Another important factor for me is to avoid creating headaches for myself. I really don’t care about fighting piracy, so if people want to steal a copy without paying for it, that’s their choice. I don’t think $15 or $25 is too much to ask for a cool and interesting product like this.

As for whether or not to keep this product copyrighted or make it uncopyrighted, I decided to keep it copyrighted, at least initially. All my blog posts are uncopyrighted, but for a product such as this, I’d rather keep ownership of the copyright. This intuitively feels right to me. I can always uncopyright it later if I so choose, but once I do that, it’s irreversible.

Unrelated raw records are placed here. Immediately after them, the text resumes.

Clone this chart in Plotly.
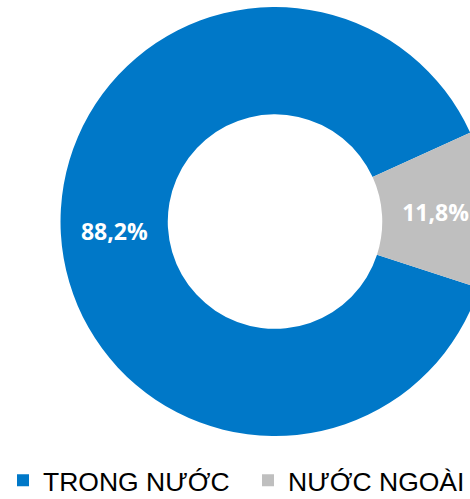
import plotly.graph_objects as go

labels = ["TRONG NƯỚC", "NƯỚC NGOÀI"]
values = [88.2, 11.8]
colors = ["#0078C8", "#BFBFBF"]

fig = go.Figure(
    go.Pie(
        labels=labels,
        values=values,
        hole=0.5,
        sort=False,
        direction="clockwise",
        rotation=108,
        marker=dict(colors=colors, line=dict(width=0)),
        texttemplate="%{percent:.1%}",
        textposition="inside",
        insidetextorientation="horizontal",
        textfont=dict(family="Open Sans", size=23, color="white", weight="bold"),
        hoverinfo="label+percent",
        # the ring runs past the right edge in the original: figure is 490 wide, cropped to 470
        domain=dict(x=[0.1235, 0.999], y=[0.126, 0.986]),
    )
)

fig.update_layout(
    width=490,
    height=499,
    margin=dict(l=0, r=0, t=0, b=0, autoexpand=False),
    separators=",.",
    uniformtext=dict(minsize=23, mode="show"),
    paper_bgcolor="white",
    showlegend=True,
    legend=dict(
        orientation="h",
        x=3 / 490,
        xanchor="left",
        y=0.037,
        yanchor="middle",
        entrywidth=200,
        font=dict(family="Liberation Sans, Arial", size=26.5, color="black"),
        itemclick=False,
    ),
)

crop = (
    "document.body.style.margin='0';"
    "document.body.style.overflow='hidden';"
    "var g=document.querySelector('.plotly-graph-div');"
    "g.parentElement.style.width='470px';"
    "g.parentElement.style.height='499px';"
    "g.parentElement.style.overflow='hidden';"
)

fig.write_html("out.html", config={"displayModeBar": False}, post_script=crop)
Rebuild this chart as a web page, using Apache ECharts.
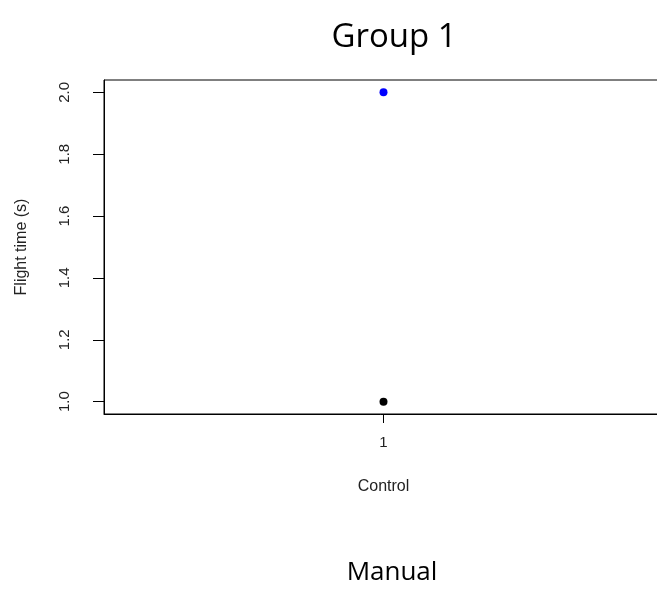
<!DOCTYPE html>
<html>
<head>
<meta charset="utf-8">
<script src="https://cdn.jsdelivr.net/npm/echarts@6/dist/echarts.min.js"></script>
<style>
  html, body { margin: 0; padding: 0; background: #ffffff; }
  #chart { width: 657px; height: 604px; }
</style>
</head>
<body>
<div id="chart"></div>
<script>
// Flight time readings for the single "Control" group
const groupPositions = [1];
const groupTickLabels = ['1'];
const blackFlightTimes = [1.0];
const blueFlightTimes = [2.0];
const yTickValues = [1.0, 1.2, 1.4, 1.6, 1.8, 2.0];

const chart = echarts.init(document.getElementById('chart'), null, { renderer: 'canvas' });

const axisFont = { fontFamily: 'Liberation Sans, Arial, sans-serif', fontSize: 15, color: '#222' };

chart.setOption({
  animation: false,
  backgroundColor: '#ffffff',
  grid: {
    left: 104, top: 80, width: 559, height: 334,
    outerBoundsMode: 'none',
    containLabel: false,
    show: true, borderColor: '#000', borderWidth: 1, backgroundColor: 'transparent'
  },
  xAxis: {
    type: 'value',
    min: 0.96, max: 1.04,
    name: 'Control',
    nameLocation: 'middle',
    nameGap: 65,
    nameTextStyle: Object.assign({}, axisFont, { fontSize: 16 }),
    axisLine: { show: true, onZero: false, lineStyle: { color: '#000', width: 1 } },
    axisTick: { show: true, length: 9, customValues: groupPositions, lineStyle: { color: '#000' } },
    axisLabel: Object.assign({}, axisFont, {
      margin: 21,
      customValues: groupPositions,
      formatter: v => groupTickLabels[groupPositions.indexOf(v)] || ''
    }),
    splitLine: { show: false }
  },
  yAxis: {
    type: 'value',
    min: 0.96, max: 2.04,
    name: 'Flight time (s)',
    nameLocation: 'middle',
    nameGap: 74,
    nameRotate: 90,
    nameTextStyle: Object.assign({}, axisFont, { fontSize: 16 }),
    axisLine: { show: true, onZero: false, lineStyle: { color: '#000', width: 1 } },
    axisTick: { show: true, length: 11, customValues: yTickValues, lineStyle: { color: '#000' } },
    axisLabel: Object.assign({}, axisFont, {
      rotate: 90,
      margin: 32,
      customValues: yTickValues,
      formatter: v => v.toFixed(1)
    }),
    splitLine: { show: false }
  },
  series: [
    {
      type: 'scatter',
      symbol: 'circle',
      symbolSize: 8,
      itemStyle: { color: '#000000', opacity: 1 },
      data: blackFlightTimes.map((v, i) => [groupPositions[i], v])
    },
    {
      type: 'scatter',
      symbol: 'circle',
      symbolSize: 8,
      itemStyle: { color: '#0000ff', opacity: 1 },
      data: blueFlightTimes.map((v, i) => [groupPositions[i], v])
    }
  ],
  graphic: [
    {
      type: 'text', x: 394, y: 38,
      style: {
        text: 'Group 1', textAlign: 'center', textVerticalAlign: 'middle',
        font: '33px "Open Sans", sans-serif', fill: '#000'
      }
    },
    {
      type: 'text', x: 392, y: 573,
      style: {
        text: 'Manual', textAlign: 'center', textVerticalAlign: 'middle',
        font: '26px "Open Sans", sans-serif', fill: '#000'
      }
    }
  ]
});
</script>
</body>
</html>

I’m still observing the ongoing ripples of uncopyrighting my articles, so I want more time to see how that turns out. It’s only been a couple of years so far.

During the past 8 years, I’ve given away a lot of content for free. The payment I ask in return is that I’m allowed to enjoy my life — to be happy and fulfilled in living how I wish to live. I like creating passive income streams because they make it easier to center my life around learning, exploring, connecting, and sharing.

Your priorities may be different than mine, so it makes sense to adapt your passive income stream to suit your own desires. Just don’t assume that maximizing income is necessarily the best approach for you. It’s not an approach I’d be happy with.

Your Turn

If you’re going to follow along with your own idea, then I encourage you to pick an idea, create a quick outline, and determine how you’re going to move it forward to completion. There’s no time like the present!

Please don’t feel pressured to follow me in real time with the creation of your own income stream. I obviously have some advantages and experience that many others don’t. This walkthrough will be available indefinitely, so feel free to go through it at whatever pacing works for you.

Incidentally, this summer was my 20-year anniversary of not having a job. That’s 20 continuous years of unemployment. Booyah!